Quais medidas foram adotadas para a proteção e segurança dos profissionais e trabalhadores de saúde no enfrentamento da pandemia de Covid-19? E quais as estratégias de apoio ao trabalho das equipes de saúde foram implementadas? A mesa “Trabalhadoras/es da saúde: o desafio de cuidar na conjuntura pandêmica”
apresentou elementos que mostram que houve improviso na gestão da força de trabalho e que a proteção dos trabalhadores não foi prioridade nas ações. Para as pesquisadoras do Instituto de Saúde Coletiva (ISC), os resultados podem ajudar gestores a aprender com a experiência dos últimos dois anos e ter melhor preparo para o enfrentamento de outras possíveis epidemias.

Na mesa, que contou com a participação das pesquisadoras Catharina Matos, Liliana Santos e Paloma Brandão, foram apresentados resultados preliminares do trabalho em andamento no âmbito do projeto ObservaCovid (https://observacovid.analisepoliticaemsaude.org/) – “Análise de Modelos e Estratégias de Vigilância em Saúde da Pandemia de Covid-19”. As ações de vigilância em saúde voltadas para a proteção dos trabalhadores e redução dos riscos e o tratamento dos danos causados por eles, no período de 2020 a 2022, foram investigados e analisados a partir de um estudo de caso realizado em três municípios da Bahia e duas capitais do país, envolvendo unidades de Atenção primária à saúde (APS), hospitais de referência em atendimento aos casos de Covid-19 e o Serviço de Atendimento Móvel de Urgência (SAMU).

A necessidade de mais trabalhadores de saúde para atender demandas colocadas pela pandemia resultou em profissionais com uma multiplicidade de vínculos trabalhistas, muitas vezes envolvendo a APS e os hospitais de referência, com acúmulo de riscos de contágio pelo novo coronavírus. Enquanto muitos países reduziram a carga horária de seus trabalhadores da saúde, no Brasil houve sobrecarga. Por sua vez, o olhar sobre a organização e os fluxos de trabalho nos serviços da APS revelou que ajustes feitos no ambiente de trabalho, no geral, não tinham como objetivo a proteção à saúde dos trabalhadores.

Na atenção básica houve ainda distinção na oferta de Equipamentos de Proteção Individual (EPIs), com maior dificuldade de acesso e diferença na qualidade do que era ofertado aos agentes comunitários de saúde (ACS) em relação a outros trabalhadores da APS, uma expressão da hierarquia social do trabalho.

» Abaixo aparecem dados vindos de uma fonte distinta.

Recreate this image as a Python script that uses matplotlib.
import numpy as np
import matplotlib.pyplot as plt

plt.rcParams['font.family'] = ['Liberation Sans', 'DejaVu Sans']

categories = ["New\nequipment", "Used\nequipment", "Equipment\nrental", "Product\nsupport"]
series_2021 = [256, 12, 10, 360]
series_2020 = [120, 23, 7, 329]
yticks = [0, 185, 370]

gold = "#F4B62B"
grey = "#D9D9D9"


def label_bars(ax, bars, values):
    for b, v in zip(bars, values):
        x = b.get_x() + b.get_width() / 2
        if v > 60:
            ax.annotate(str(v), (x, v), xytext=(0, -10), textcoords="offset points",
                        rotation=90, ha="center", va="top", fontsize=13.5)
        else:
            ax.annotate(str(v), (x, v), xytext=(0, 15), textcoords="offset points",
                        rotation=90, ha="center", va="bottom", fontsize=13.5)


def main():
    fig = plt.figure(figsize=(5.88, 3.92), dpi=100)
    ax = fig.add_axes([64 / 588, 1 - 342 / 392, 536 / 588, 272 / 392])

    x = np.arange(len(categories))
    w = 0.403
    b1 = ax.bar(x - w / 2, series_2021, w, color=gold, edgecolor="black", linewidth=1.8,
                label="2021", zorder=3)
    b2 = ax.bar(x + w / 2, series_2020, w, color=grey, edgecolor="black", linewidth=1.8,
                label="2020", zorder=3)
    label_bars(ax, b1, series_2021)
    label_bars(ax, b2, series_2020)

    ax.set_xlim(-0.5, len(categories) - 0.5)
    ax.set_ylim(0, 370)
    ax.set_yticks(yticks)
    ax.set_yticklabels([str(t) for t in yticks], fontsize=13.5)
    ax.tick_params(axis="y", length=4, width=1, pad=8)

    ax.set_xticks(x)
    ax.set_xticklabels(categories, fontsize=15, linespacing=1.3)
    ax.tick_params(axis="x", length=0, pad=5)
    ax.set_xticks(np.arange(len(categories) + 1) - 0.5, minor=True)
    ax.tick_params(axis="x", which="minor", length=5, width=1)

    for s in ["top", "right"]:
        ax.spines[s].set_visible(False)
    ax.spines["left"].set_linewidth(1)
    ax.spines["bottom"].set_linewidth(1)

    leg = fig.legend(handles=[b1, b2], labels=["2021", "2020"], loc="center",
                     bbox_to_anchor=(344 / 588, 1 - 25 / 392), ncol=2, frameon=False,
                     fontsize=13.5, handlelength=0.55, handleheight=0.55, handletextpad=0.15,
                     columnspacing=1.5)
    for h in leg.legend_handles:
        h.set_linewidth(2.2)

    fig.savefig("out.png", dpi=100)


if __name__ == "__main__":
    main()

Diferenças no acesso aos EPIs também foram relatadas por profissionais do SAMU, que muitas vezes assumiram os custos de EPIs não disponibilizados pelos serviços ou ofertados de qualidade duvidosa.

Entre os trabalhadores da SAMU, 31,82% apontaram falta de diálogo com as equipes para reestruturação dos fluxos internos. Enquanto 68,94% informaram que não houve mudanças físicas na ambiência de trabalho, 20,45% consideraram as mudanças realizadas insatisfatórias, por exemplo, nos locais para desinfecção e desparamentação e na falta de espaço físico mínimo entre locais com possíveis contaminações e copas e confortos.

O estudo revelou também que 42,48% dos trabalhadores do SAMU tiveram transtornos mentais comuns, relacionados ao humor, vitalidade, sintomas somáticos e pensamentos depressivos. Para as pesquisadoras, o achado pode estar relacionado à escassez de ações estratégias da gestão do trabalho no âmbito da saúde mental dos trabalhadores.

Na APS, 74% dos trabalhadores sentiram a necessidade de ter um acompanhamento em saúde mental, número duas vezes maior do que os 35% de profissionais entrevistados que indicaram essa necessidade antes da pandemia. Entre os trabalhadores de saúde de hospitais de referência, a incerteza da duração da pandemia, o medo de se contaminar e contaminar família e colegas, a falta de terapia comprovada para o tratamento da Covid-19 e a carga de trabalho extenuante foram os principais motivos para a busca de atendimento.